The MVFC has already cut other important costs this year in order to fund 24-hour coverage, which could begin in February. They admitted to putting “the cart before the horse” because they believed it was the right thing to do.

“We’re guaranteeing that we’re going to cover the first two” emergencies quickly, Watson said.

In Millville, the community-wide discount subscription would begin with the May 2017 tax bill.

“We’re growing in leaps and bounds,” said Town Manager Debbie Botchie. “We have a development that hasn’t even started, for 500 homes. Millville By the Sea is an 18-year buildout. We still can annex [land in the] south, west and north.”

Botchie, who said she supports the idea “100 percent,” described the Bethany Beach Volunteer Fire Company’s similar arrangement with Bethany Beach, South Bethany, Fenwick Island and the Sea Colony HOA.

“We do not call this a tax. This is a fee. It would be on your tax bill,” Botchie said. “What they do at the ‘Big Four’ is each town is responsible for collecting that $35. … It’s true, we can put a lien against your home,” but one phone call usually resolves delinquent fees, she noted.

“They have been doing this program for several years, and it works,” Botchie said. “They have had several increases over the year.” The four entities send representatives to an oversight board that approves the annual fee.

But MVFC doesn’t envision such a complex “Big Two” system, said MVFC President Doug Scott, preferring individual agreements with each town or HOA.

Ironing out the details

When asked about the Ocean View Town Council’s reaction, Scott said, “I thought it was positive on their part, though I think there was enough comments from the audience that they really wanted to take time and think it through before they made a decision.”

After approaching the Towns of Millville and Ocean View, the MVFC will begin approaching individual housing developments in their district that are in unincorporated Sussex County.

Otherwise, any household in the fire district can always join with the existing $50 subscription.

Scott said he doesn’t know yet how many properties would be affected. (Millville currently taxes 1,356 properties, Botchie told the Coastal Point in December.)

But collecting $35 from 100 percent of residents will be a significant improvement over approximately 40 percent participation in the $50 subscription service.
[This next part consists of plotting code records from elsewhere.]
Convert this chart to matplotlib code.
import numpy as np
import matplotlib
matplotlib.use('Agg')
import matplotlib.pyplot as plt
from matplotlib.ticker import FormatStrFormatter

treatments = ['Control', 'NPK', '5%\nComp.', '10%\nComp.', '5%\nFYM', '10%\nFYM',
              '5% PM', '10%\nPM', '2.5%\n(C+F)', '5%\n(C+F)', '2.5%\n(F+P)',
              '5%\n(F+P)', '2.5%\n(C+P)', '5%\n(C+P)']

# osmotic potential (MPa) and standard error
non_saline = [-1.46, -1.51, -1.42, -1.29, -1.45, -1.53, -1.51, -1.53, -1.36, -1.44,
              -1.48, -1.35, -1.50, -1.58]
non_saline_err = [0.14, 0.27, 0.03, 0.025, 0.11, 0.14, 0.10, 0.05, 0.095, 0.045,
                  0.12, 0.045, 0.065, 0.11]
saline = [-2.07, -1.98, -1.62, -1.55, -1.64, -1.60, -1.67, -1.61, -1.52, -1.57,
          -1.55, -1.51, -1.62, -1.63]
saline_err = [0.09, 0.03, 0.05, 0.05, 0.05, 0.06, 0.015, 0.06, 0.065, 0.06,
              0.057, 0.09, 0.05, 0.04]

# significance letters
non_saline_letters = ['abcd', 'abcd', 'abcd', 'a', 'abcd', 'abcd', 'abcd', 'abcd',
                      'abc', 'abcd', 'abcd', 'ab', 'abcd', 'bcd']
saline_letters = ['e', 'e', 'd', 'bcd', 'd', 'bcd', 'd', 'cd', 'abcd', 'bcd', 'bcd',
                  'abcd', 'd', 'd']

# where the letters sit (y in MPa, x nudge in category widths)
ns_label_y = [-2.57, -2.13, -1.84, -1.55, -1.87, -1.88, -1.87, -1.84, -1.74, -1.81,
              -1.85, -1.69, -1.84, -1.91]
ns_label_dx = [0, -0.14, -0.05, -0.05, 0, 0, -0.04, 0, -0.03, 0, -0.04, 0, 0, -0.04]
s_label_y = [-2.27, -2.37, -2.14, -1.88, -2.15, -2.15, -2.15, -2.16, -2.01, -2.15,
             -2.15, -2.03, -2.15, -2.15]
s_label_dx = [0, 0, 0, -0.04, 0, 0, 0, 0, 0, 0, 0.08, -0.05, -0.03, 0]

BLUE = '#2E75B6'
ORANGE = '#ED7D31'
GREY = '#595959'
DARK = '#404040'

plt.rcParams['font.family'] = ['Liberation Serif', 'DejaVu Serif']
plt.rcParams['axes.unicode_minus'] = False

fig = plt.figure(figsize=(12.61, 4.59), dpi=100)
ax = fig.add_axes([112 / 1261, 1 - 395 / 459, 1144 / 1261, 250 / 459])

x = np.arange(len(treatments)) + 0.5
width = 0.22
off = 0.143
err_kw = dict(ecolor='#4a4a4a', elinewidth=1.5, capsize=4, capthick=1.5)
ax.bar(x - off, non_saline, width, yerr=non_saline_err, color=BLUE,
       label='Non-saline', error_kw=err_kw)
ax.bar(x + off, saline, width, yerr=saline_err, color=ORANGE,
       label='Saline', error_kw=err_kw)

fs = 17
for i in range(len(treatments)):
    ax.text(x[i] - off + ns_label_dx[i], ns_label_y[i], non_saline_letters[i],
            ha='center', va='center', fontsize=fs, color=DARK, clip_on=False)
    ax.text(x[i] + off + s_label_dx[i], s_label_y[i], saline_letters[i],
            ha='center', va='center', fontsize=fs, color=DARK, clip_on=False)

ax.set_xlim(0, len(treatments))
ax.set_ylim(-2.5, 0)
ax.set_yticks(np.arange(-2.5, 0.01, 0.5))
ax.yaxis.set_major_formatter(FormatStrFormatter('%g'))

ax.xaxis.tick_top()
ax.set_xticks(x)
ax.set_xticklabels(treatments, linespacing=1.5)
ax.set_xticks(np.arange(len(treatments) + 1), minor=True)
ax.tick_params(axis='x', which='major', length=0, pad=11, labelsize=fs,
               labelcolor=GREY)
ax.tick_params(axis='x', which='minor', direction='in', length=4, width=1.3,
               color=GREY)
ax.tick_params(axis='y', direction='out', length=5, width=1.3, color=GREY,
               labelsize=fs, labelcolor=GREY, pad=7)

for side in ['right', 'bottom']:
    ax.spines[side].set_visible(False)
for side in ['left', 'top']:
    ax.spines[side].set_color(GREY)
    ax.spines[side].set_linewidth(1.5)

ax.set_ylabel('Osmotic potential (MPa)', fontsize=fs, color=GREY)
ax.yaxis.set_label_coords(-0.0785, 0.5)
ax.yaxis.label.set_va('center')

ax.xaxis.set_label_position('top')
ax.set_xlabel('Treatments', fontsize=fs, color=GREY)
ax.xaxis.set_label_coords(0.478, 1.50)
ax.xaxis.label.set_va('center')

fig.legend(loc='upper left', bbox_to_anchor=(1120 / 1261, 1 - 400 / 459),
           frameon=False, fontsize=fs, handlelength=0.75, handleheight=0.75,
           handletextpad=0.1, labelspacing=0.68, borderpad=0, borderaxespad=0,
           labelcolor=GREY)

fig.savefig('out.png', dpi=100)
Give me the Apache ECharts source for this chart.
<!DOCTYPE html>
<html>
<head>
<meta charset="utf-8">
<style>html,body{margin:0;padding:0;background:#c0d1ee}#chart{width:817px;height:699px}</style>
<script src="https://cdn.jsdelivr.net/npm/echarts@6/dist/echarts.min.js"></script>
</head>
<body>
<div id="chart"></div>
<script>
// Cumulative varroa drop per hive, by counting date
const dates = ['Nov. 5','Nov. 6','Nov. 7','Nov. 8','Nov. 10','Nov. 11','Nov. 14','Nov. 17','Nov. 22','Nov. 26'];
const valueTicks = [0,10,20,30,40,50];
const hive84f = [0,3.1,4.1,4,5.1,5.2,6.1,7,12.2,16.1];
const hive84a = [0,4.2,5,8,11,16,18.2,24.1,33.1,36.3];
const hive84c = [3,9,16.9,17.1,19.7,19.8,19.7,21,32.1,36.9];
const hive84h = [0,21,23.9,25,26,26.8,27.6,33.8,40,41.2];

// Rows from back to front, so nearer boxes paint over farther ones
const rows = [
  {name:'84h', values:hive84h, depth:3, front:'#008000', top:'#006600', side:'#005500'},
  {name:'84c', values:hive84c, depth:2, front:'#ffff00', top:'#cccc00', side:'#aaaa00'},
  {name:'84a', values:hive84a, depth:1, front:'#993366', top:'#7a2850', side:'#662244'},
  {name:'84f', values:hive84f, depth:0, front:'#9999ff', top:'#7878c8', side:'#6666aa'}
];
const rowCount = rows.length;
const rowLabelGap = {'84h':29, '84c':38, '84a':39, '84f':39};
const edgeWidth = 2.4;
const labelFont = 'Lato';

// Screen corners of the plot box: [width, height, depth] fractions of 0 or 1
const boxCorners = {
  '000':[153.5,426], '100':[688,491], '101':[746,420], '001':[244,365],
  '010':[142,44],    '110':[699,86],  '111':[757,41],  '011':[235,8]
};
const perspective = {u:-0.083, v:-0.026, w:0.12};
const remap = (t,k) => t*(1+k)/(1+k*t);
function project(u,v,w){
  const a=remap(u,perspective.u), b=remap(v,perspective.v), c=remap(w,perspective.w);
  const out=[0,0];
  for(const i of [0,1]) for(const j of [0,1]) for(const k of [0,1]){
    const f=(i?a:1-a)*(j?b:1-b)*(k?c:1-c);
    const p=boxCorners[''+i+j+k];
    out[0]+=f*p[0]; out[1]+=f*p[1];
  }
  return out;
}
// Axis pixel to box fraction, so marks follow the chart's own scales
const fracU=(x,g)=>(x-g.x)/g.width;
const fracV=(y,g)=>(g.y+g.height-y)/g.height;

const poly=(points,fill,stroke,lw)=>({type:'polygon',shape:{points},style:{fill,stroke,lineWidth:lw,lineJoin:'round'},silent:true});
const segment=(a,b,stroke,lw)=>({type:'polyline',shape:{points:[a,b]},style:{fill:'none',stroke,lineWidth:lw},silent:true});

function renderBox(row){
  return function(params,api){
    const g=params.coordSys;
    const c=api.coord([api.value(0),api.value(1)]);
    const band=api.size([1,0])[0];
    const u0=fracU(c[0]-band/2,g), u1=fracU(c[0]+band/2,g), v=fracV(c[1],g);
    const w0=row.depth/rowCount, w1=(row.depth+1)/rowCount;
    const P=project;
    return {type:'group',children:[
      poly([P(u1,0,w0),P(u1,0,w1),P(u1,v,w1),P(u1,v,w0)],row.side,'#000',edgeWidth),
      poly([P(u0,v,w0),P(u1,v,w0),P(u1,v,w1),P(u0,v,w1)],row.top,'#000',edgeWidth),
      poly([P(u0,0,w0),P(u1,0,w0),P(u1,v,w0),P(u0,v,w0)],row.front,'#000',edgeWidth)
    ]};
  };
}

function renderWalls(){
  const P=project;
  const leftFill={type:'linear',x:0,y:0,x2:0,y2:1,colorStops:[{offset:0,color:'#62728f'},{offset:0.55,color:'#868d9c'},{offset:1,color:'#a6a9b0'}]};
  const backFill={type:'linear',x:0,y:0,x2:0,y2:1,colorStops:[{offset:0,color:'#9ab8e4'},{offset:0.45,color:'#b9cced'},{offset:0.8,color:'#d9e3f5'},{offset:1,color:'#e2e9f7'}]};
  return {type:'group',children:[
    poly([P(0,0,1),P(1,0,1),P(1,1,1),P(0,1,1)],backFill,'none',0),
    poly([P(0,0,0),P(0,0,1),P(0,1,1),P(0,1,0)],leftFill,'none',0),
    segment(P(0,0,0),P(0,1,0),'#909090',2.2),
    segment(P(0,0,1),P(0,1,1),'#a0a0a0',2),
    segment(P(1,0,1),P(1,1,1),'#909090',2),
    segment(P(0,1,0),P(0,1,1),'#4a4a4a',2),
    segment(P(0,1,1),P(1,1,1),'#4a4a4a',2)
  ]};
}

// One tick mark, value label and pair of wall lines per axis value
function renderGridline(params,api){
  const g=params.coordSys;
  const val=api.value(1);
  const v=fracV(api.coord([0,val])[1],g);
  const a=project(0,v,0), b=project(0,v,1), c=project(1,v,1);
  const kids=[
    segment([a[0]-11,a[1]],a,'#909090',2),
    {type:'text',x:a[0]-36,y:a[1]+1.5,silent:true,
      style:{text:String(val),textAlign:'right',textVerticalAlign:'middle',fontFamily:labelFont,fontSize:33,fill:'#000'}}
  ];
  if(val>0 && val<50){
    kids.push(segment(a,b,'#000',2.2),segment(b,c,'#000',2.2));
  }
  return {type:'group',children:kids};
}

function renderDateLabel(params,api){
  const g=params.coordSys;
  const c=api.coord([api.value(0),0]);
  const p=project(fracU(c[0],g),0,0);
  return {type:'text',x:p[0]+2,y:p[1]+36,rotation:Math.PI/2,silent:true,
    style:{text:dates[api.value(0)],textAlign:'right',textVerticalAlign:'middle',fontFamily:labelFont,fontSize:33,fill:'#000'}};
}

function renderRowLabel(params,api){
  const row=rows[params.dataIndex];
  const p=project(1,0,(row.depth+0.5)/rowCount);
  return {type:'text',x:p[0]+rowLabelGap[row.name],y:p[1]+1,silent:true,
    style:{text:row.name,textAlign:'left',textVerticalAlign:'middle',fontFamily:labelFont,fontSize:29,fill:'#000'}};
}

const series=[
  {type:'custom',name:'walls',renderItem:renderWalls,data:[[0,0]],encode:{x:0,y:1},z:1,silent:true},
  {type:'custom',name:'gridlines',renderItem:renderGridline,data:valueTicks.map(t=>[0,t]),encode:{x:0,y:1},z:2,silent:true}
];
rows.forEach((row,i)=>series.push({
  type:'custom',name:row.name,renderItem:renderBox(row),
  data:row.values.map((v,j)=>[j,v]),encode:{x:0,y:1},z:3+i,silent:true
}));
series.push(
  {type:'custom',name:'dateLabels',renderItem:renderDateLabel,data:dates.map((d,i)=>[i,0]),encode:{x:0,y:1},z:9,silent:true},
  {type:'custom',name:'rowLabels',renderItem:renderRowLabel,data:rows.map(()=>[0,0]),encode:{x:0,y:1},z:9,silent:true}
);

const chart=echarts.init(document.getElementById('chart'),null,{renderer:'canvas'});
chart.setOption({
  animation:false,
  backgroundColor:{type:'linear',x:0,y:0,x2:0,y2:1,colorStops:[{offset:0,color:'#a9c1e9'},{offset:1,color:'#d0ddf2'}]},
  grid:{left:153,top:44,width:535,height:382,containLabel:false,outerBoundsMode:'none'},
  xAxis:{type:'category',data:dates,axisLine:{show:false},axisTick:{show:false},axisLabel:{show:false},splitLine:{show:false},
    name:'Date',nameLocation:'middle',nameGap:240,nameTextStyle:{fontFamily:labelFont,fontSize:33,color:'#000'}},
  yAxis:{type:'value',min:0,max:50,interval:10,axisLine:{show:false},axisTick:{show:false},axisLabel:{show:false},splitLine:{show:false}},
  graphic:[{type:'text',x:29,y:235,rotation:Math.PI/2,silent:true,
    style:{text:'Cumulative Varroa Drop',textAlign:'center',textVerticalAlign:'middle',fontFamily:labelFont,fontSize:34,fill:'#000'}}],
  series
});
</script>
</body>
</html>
It would also save the MVFC money on the subscription mailing costs.

Is it fair for businesses to pay the same amount as households? What about charging more for large businesses or for vacation rental houses? Would people be more likely to call an ambulance now because it’s already been paid? Watson couldn’t say.

Nothing is in writing, so the MVFC has time to improve the proposal.

“I guess what it really comes down to is we’ve never had a program like this before. We’ve got to come up with new ways to fund the two crews [we want],” Watson said.

Millville’s three-year contract would also be renegotiated after Year 1, to stabilize finances.

When asked if they’re open to MVFC’s proposal, most, if not all, of the 12 residents in the audience at the meeting raised their hands in support. Some residents had questions, while others said they whole-heartedly approved the life-saving service.

When asked if the MVFC wants the town council to fast-track the discussions and vote for a 2016 implementation, Watson and Scott said they didn’t want to rush things.

Instead, they’ll return for a Feb. 9 public hearing in Millville to discuss the details again.